The purchases and spending of Arkansas PBS from July 1, 2021, to present will get a closer look after today’s vote from the Arkansas Legislative Joint Auditing Committee.
A request to delve into the Arkansas PBS books came from Rep. Jeff Wardlaw (R-Hermitage) and Sen. Terry Rice (R-Waldron) during a meeting of the Legislative Joint Auditing Executive Committee on Wednesday. In that meeting of state lawmakers, Wardlaw said Arkansas PBS had violated certain state procurement rules.

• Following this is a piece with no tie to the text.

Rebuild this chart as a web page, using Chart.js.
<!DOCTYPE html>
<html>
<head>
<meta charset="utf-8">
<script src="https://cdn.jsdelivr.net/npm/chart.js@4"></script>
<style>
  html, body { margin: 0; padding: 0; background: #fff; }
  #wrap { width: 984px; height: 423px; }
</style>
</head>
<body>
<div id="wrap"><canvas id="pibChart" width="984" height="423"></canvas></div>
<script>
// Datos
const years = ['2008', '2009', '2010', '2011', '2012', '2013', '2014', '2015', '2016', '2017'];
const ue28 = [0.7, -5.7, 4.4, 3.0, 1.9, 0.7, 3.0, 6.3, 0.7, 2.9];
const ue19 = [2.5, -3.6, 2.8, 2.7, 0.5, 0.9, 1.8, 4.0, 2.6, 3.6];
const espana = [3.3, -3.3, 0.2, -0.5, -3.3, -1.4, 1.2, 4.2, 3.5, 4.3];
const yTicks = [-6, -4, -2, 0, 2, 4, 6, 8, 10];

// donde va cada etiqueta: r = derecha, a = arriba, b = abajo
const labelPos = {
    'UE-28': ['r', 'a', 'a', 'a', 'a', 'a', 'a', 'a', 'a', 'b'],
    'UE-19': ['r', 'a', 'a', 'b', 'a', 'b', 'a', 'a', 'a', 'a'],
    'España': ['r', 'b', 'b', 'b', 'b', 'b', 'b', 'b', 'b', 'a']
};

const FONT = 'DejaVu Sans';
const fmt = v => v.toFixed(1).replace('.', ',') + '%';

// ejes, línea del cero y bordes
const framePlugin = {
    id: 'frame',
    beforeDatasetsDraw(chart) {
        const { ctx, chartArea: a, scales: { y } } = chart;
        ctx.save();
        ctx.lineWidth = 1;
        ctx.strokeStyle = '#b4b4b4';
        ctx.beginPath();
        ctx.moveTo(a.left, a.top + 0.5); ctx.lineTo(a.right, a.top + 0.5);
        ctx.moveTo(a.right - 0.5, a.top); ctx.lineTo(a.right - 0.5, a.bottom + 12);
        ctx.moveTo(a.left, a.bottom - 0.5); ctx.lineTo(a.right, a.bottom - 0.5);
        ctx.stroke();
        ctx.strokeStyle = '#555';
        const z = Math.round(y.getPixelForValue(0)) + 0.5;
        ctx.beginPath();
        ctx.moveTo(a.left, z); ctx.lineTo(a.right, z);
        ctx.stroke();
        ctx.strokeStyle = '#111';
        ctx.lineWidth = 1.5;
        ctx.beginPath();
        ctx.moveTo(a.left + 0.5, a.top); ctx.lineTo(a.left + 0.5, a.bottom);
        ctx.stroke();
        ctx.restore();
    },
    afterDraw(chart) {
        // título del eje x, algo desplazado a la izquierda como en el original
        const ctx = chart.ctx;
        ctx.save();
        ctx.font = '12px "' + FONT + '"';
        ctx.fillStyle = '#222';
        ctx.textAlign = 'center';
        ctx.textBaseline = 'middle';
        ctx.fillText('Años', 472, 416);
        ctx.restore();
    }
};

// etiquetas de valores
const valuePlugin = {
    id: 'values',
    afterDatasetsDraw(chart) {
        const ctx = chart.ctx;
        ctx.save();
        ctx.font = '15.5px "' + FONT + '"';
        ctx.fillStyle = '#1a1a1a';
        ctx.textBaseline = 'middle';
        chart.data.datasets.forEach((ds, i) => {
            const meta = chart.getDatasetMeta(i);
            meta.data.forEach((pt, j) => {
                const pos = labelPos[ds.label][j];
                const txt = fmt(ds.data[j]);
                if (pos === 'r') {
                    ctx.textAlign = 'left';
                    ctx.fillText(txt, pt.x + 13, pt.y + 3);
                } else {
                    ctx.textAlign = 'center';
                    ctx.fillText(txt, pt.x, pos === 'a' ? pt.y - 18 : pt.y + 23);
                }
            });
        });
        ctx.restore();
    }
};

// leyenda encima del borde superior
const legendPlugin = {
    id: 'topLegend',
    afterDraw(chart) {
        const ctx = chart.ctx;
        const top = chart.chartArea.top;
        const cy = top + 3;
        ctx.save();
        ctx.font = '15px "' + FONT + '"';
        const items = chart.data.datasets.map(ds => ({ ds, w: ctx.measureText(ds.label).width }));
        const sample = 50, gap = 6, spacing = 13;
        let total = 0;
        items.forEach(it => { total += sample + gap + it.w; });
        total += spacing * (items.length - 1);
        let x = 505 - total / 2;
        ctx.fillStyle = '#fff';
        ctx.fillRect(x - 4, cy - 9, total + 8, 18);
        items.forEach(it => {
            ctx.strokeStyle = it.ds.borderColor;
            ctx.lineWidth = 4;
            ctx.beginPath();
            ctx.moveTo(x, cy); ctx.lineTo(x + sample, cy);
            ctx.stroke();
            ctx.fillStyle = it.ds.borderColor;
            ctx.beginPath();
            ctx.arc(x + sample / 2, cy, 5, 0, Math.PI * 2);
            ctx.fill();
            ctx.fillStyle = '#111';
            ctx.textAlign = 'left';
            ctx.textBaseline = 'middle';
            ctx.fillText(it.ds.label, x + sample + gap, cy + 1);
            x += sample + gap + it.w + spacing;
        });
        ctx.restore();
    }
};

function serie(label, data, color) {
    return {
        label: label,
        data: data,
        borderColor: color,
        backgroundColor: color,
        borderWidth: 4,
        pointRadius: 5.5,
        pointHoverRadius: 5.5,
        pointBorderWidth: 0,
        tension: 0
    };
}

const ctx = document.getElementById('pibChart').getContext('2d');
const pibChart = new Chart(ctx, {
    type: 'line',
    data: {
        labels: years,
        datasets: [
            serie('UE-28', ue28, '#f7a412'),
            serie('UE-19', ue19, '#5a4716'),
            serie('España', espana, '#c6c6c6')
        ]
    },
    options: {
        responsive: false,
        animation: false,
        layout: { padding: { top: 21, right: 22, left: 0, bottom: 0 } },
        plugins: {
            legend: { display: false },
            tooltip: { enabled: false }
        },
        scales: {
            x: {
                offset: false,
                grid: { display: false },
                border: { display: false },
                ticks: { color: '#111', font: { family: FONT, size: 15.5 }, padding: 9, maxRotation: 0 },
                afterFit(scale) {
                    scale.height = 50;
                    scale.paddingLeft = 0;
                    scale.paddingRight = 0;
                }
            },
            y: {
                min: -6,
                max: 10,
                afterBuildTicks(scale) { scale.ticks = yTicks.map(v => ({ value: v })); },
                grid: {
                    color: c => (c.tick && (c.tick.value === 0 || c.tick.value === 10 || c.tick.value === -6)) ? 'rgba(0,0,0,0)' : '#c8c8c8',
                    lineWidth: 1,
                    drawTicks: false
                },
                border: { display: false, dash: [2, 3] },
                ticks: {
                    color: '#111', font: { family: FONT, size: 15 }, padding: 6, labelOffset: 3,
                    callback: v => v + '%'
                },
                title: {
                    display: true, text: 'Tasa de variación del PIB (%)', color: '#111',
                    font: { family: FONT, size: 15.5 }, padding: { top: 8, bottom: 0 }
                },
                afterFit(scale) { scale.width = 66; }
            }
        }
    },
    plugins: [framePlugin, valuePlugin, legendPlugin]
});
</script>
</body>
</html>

Legislative Audit, a group charged with monitoring state government spending, found that Arkansas PBS made several purchases just below the $20,000 threshold that would have required PBS to obtain bids before making the purchases. Legislative Audit also found multiple instances of PBS entering agreements for goods and services from two companies that were owned by the same person, with those purchases being for amounts that would have cumulatively required competitive bidding if purchased from a single supplier.
Wardlaw said on Wednesday that it was the invoices provided by Legislative Audit that prompted him to ask for a closer look at PBS’s procurement. “The things we found out from those invoices, I think it’s important that we take a deeper dive and look at those processes and make sure that the agency is following those to a T,” Wardlaw said.

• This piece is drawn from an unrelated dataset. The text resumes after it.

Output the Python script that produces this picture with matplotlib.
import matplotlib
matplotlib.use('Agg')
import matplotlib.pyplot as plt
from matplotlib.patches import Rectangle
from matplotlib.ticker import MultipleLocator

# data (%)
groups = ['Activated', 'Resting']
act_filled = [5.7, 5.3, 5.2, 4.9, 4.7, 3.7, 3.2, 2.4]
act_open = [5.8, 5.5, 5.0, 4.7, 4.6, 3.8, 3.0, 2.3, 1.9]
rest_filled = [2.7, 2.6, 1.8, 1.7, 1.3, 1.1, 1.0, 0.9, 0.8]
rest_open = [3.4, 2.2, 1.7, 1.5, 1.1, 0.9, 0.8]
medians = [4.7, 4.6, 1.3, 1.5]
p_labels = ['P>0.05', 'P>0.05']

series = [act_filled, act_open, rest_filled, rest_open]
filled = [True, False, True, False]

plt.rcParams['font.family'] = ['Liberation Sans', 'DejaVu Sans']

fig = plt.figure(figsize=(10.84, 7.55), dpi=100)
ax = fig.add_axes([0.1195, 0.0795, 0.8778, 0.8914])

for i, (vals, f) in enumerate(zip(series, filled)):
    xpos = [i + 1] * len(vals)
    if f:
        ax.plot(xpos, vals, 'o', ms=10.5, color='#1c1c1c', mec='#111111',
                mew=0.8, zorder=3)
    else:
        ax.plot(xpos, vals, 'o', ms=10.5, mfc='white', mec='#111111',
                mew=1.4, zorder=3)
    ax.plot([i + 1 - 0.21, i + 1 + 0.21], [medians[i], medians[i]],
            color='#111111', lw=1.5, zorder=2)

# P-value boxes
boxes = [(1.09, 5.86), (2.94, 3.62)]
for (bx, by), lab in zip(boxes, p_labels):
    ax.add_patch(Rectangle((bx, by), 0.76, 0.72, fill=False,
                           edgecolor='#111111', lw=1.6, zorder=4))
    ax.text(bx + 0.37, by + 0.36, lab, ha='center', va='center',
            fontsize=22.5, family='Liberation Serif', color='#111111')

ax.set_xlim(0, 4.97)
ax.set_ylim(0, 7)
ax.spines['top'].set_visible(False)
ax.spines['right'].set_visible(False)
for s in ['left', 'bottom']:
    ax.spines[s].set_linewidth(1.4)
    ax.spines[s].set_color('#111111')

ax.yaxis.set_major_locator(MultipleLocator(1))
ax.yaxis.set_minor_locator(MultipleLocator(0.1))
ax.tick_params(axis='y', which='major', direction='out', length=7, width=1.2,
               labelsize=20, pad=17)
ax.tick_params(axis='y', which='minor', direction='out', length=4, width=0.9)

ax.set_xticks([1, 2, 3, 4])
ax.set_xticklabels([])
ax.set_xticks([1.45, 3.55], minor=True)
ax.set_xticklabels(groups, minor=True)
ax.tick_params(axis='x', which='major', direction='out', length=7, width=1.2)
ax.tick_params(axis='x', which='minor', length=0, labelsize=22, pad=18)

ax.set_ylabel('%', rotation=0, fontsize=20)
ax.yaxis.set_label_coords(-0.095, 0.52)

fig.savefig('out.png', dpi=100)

Sen. Dan Sullivan (R-Jonesboro), who scrapped with Arkansas PBS in the past and threatened to withhold some state funding in 2022 over concerns that a contractor was “left-wing,” pushed to expand Wardlaw’s request. “I’m assuming this will [also] involve who they (Arkansas PBS) hire, the hiring procedures, and the number of people who have been either terminated or [have] voluntarily quit,” Sullivan said. Sullivan also wondered if the requested examination would include allegations that PBS did not follow FCC guidance related to a federal grant the organization received.
“I have no objection of incorporating anything else anybody wants to incorporate,” Wardlaw stated.

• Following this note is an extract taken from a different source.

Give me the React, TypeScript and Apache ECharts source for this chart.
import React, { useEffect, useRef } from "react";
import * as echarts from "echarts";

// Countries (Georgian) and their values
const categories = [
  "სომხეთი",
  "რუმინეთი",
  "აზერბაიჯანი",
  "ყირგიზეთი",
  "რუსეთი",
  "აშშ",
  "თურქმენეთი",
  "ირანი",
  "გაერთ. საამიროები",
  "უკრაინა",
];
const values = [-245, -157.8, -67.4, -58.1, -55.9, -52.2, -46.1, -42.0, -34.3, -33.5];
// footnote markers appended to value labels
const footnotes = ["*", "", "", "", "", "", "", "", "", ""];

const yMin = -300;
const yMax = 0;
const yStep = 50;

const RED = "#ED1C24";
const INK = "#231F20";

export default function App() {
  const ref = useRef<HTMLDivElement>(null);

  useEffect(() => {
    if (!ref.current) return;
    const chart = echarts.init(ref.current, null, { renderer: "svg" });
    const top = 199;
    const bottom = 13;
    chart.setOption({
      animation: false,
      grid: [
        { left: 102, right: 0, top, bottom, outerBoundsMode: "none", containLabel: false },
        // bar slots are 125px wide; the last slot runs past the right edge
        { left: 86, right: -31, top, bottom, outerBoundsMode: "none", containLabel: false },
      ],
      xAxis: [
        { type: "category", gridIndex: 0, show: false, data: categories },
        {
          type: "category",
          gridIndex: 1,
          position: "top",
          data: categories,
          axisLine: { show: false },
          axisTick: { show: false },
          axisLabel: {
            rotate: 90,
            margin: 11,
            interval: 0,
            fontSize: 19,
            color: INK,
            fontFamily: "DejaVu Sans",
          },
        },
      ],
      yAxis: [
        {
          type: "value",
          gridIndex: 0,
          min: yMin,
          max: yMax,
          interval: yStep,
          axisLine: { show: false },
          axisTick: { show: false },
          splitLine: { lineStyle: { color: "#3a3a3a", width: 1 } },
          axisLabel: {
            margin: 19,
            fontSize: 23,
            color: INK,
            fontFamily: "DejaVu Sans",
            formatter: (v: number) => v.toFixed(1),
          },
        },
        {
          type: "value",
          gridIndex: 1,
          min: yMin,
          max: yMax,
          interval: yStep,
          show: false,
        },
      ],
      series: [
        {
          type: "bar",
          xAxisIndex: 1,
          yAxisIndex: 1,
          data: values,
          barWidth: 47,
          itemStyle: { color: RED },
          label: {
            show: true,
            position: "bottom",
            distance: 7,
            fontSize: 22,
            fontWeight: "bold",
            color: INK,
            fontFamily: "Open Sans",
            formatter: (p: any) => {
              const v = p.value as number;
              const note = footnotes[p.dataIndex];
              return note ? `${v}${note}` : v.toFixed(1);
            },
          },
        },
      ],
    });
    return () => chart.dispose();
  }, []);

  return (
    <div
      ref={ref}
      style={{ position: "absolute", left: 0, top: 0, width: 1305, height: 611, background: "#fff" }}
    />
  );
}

Wardlaw and Rice requested that the inquiry cover the period from July 1, 2021, to present, which includes fiscal year 2022, for which Arkansas PBS has already been undergoing an audit. Legislative Audit postponed completion of that audit in August once the issues regarding PBS’s procurement procedures came to light.
Arkansas PBS has been in Republican legislators’ crosshairs for a while now. Last month, Sen. Missy Irvin (R-Mountain View) complained that Arkansas PBS Executive Director Courtney Pledger incorrectly used the term “Medicaid cuts” during a roundtable discussion on the PBS program “Arkansas Week.” Irvin demanded that PBS correct Pledger’s statement and that someone from PBS apologize to Arkansas DHS Secretary Kristi Putnam, who, according to Irvin, was simply following state and federal law regarding Medicaid eligibility.
(More than 427,000 Arkansans were cut from the Medicaid rolls from April to September of this year in a post-pandemic list cleanup. Critics of the six-month purge said it was rushed, and that 184,500 of those people lost health coverage not necessarily because they no longer qualified, but because they didn’t provide the correct paperwork or couldn’t be reached.)
In August, Sullivan requested that the Arkansas Legislative Council postpone consideration of Pledger’s proposed salary increase. The ALC personnel subcommittee acquiesced to Sullivan’s request and delayed consideration of Pledger’s raise until after the audit of PBS is completed.
Wardlaw and Rice’s recommendation to audit Arkansas PBS was approved by a voice vote, with no dissenting votes noted.